Una, molto importante, è accettare con gioia la nostra situazione di essere minoranza. Ci ha detto: non è un problema essere pochi, il problema sarebbe essere insignificanti, essere sale che ha perso il suo sapore, essere luce che non illumina ogni persona. Siamo chiamati ad accettare con gioia questa realtà in cui viviamo, a non farsi un problema di questo, e andare avanti. Altro tema è il dialogo interreligioso come cammino di costruzione del Regno di Dio come missione della Chiesa: favorire il dialogo interreligioso per fare del mondo un mondo fraterno, per promuovere la fraternità umana. C’è qui un richiamo al documento sulla Fraternità Universale firmato ad Abu Dhabi da Papa Francesco lo scorso 4 febbraio. Terzo tema è essere segno della tenerezza di Dio verso i più poveri, e concretamente verso coloro che migrano. Per questo, Papa Francesco ha voluto durante il suo viaggio ha voluto incontrare i migranti e anche i più poveri dei marocchini, andando nel centro delle Figlie della Carità. Io penso che queste tre cose sono veramente importanti.

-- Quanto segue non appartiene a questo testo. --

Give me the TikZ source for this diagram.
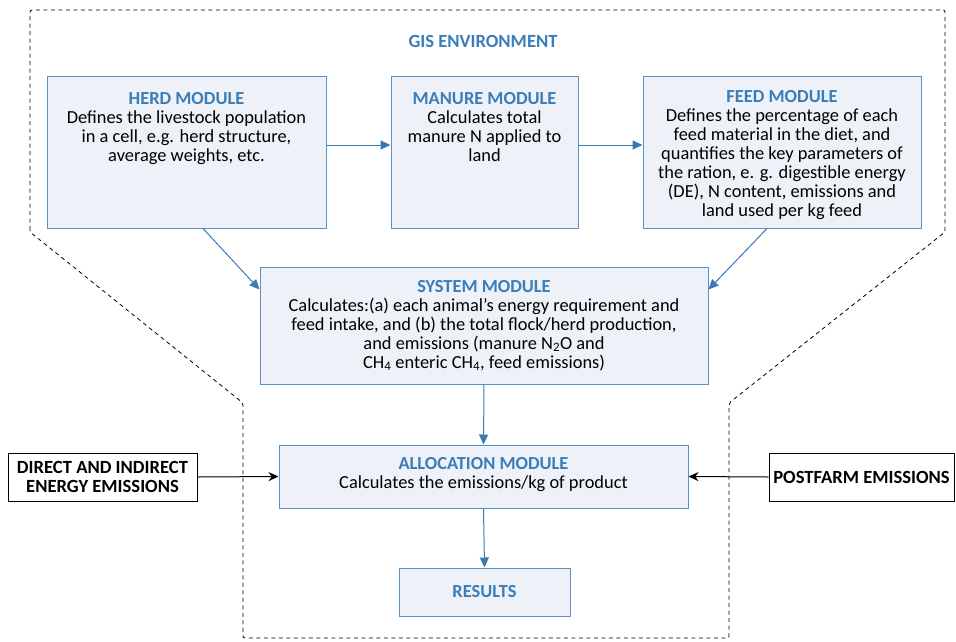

Cosa ha detto al Papa che lo ha convinto a crearla cardinale? Lei ha fatto con lui il viaggio verso il centro delle Figlie della Carità, ha potuto passare un lungo tempo di dialogo insieme…

Io non ho detto niente per essere cardinale. Io gli ho raccontato come era la nostra Chiesa. Ho avuto il privilegio di essere cinquanta minuti con il Papa, come cardinale non credo avrò una udienza privata così lunga. Ma le circostanze hanno voluto che noi fossimo seduti insieme nel sedile posteriore, parlando nella nostra lingua, lo spagnolo, in tutta fraternità. Ma io non penso questo abbia influenzato la mia creazione a cardinale. Non sono creato cardinale per nomina personale, per Cristobal Lopez. È per la Chiesa nel Marocco e nel Maghreb, perché non è normale che io divenga cardinale dopo un solo anno e mezzo di episcopato. Papa Francesco ha voluto confermare nella fede il percorso, la traiettoria delle Chiese maghrebine e dirci che siamo nel buon cammino. Questo ha voluto dire Papa Francesco dandomi la berretta rossa. Non è un riconoscimento personale.